#### [Problem to work on]
Copy out all lines carrying the word "matplotlib".

───── Data segment

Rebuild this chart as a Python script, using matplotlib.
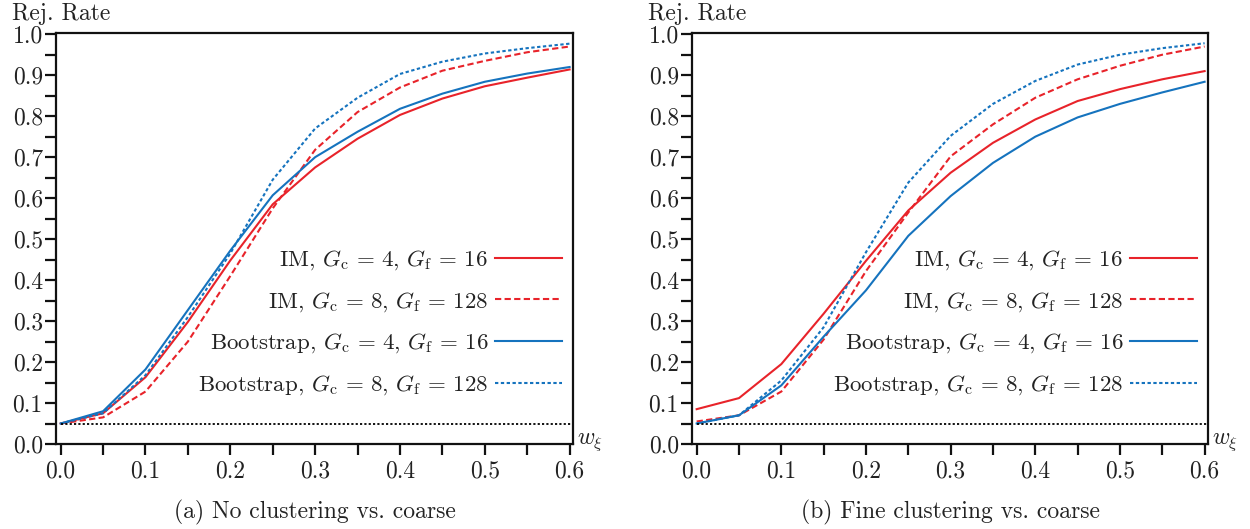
import numpy as np
import matplotlib
matplotlib.use("Agg")
import matplotlib.pyplot as plt
from matplotlib.ticker import MultipleLocator, FormatStrFormatter

plt.rcParams.update({
    "font.family": ["cmr10", "DejaVu Serif"],
    "mathtext.fontset": "cm",
    "axes.formatter.use_mathtext": True,
    "font.size": 17,
    "text.color": "#222222",
})

# weight grid
w_xi = [0.0, 0.05, 0.10, 0.15, 0.20, 0.25, 0.30, 0.35, 0.40, 0.45, 0.50, 0.55, 0.60]
nominal_level = 0.05

# (a) No clustering vs. coarse
a_im_4_16 = [0.050, 0.075, 0.163, 0.298, 0.448, 0.585, 0.675, 0.745, 0.803, 0.843, 0.873, 0.894, 0.914]
a_im_8_128 = [0.050, 0.065, 0.128, 0.250, 0.410, 0.575, 0.718, 0.810, 0.870, 0.911, 0.935, 0.956, 0.970]
a_bs_4_16 = [0.050, 0.080, 0.182, 0.327, 0.472, 0.607, 0.700, 0.762, 0.818, 0.855, 0.884, 0.904, 0.920]
a_bs_8_128 = [0.050, 0.075, 0.168, 0.310, 0.465, 0.645, 0.770, 0.845, 0.903, 0.933, 0.953, 0.966, 0.977]

# (b) Fine clustering vs. coarse
b_im_4_16 = [0.085, 0.112, 0.195, 0.318, 0.447, 0.570, 0.662, 0.735, 0.792, 0.837, 0.866, 0.890, 0.910]
b_im_8_128 = [0.055, 0.070, 0.128, 0.255, 0.422, 0.565, 0.702, 0.780, 0.845, 0.890, 0.923, 0.950, 0.970]
b_bs_4_16 = [0.050, 0.070, 0.143, 0.262, 0.375, 0.508, 0.605, 0.686, 0.750, 0.797, 0.830, 0.858, 0.884]
b_bs_8_128 = [0.050, 0.070, 0.155, 0.285, 0.468, 0.638, 0.752, 0.830, 0.886, 0.926, 0.950, 0.966, 0.978]

series_labels = [
    r"IM, $G_\mathrm{c}\,=\,4$, $G_\mathrm{f}\,=\,16$",
    r"IM, $G_\mathrm{c}\,=\,8$, $G_\mathrm{f}\,=\,128$",
    r"Bootstrap, $G_\mathrm{c}\,=\,4$, $G_\mathrm{f}\,=\,16$",
    r"Bootstrap, $G_\mathrm{c}\,=\,8$, $G_\mathrm{f}\,=\,128$",
]
captions = ["(a) No clustering vs. coarse", "(b) Fine clustering vs. coarse"]

RED = "#E8232A"
BLUE = "#1573BE"
styles = [
    dict(color=RED, ls="-"),
    dict(color=RED, ls=(0, (3.0, 1.6))),
    dict(color=BLUE, ls="-"),
    dict(color=BLUE, ls=(0, (1.6, 1.2))),
]

fig = plt.figure(figsize=(12.5, 5.29), dpi=100)
W, H = 1250, 529
boxes = [(56, 33, 573, 444), (692, 33, 1208, 444)]
panels = [
    [a_im_4_16, a_im_8_128, a_bs_4_16, a_bs_8_128],
    [b_im_4_16, b_im_8_128, b_bs_4_16, b_bs_8_128],
]

for (x0, y0, x1, y1), data, cap in zip(boxes, panels, captions):
    ax = fig.add_axes([x0 / W, 1 - y1 / H, (x1 - x0) / W, (y1 - y0) / H])
    for vals, st, lab in zip(data, styles, series_labels):
        ax.plot(w_xi, vals, lw=1.5, label=lab, **st)
    ax.hlines(nominal_level, w_xi[0], 0.604, colors="black", lw=1.3,
              linestyles=(0, (1.2, 1.2)))
    ax.set_xlim(-0.0055, 0.604)
    ax.set_ylim(0.0, 1.003)
    ax.xaxis.set_major_locator(MultipleLocator(0.1))
    ax.xaxis.set_minor_locator(MultipleLocator(0.05))
    ax.yaxis.set_major_locator(MultipleLocator(0.1))
    ax.yaxis.set_minor_locator(MultipleLocator(0.05))
    ax.xaxis.set_major_formatter(FormatStrFormatter("%.1f"))
    ax.yaxis.set_major_formatter(FormatStrFormatter("%.1f"))
    for s in ax.spines.values():
        s.set_linewidth(1.6)
        s.set_color("#111111")
    ax.tick_params(which="both", direction="out", length=8, width=1.6,
                   color="#111111", labelcolor="#222222")
    ax.tick_params(axis="x", which="both", pad=4)
    ax.tick_params(axis="y", which="both", pad=1.5)
    ax.legend(loc="center right", bbox_to_anchor=(1.0, 0.295), frameon=False,
              markerfirst=False, handlelength=2.9, handletextpad=0.3,
              labelspacing=0.78, borderaxespad=0.5, borderpad=0.0,
              fontsize=16.5)
    ax.annotate(r"$w_\xi$", xy=(1.0, 0.0), xycoords="axes fraction",
                xytext=(3, 0), textcoords="offset points",
                ha="left", va="baseline")
    fig.text((x0 - 44) / W, 1 - 20 / H, "Rej. Rate", ha="left", va="baseline")
    fig.text((x0 + x1) / 2 / W, 1 - 512 / H, cap, ha="center", va="center")

fig.savefig("out.png", dpi=100)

──────────

#### [Finished answer]
Rebuild this chart as a Python script, using matplotlib.
import matplotlib
matplotlib.use("Agg")
import matplotlib.pyplot as plt
from matplotlib.ticker import MultipleLocator, FormatStrFormatter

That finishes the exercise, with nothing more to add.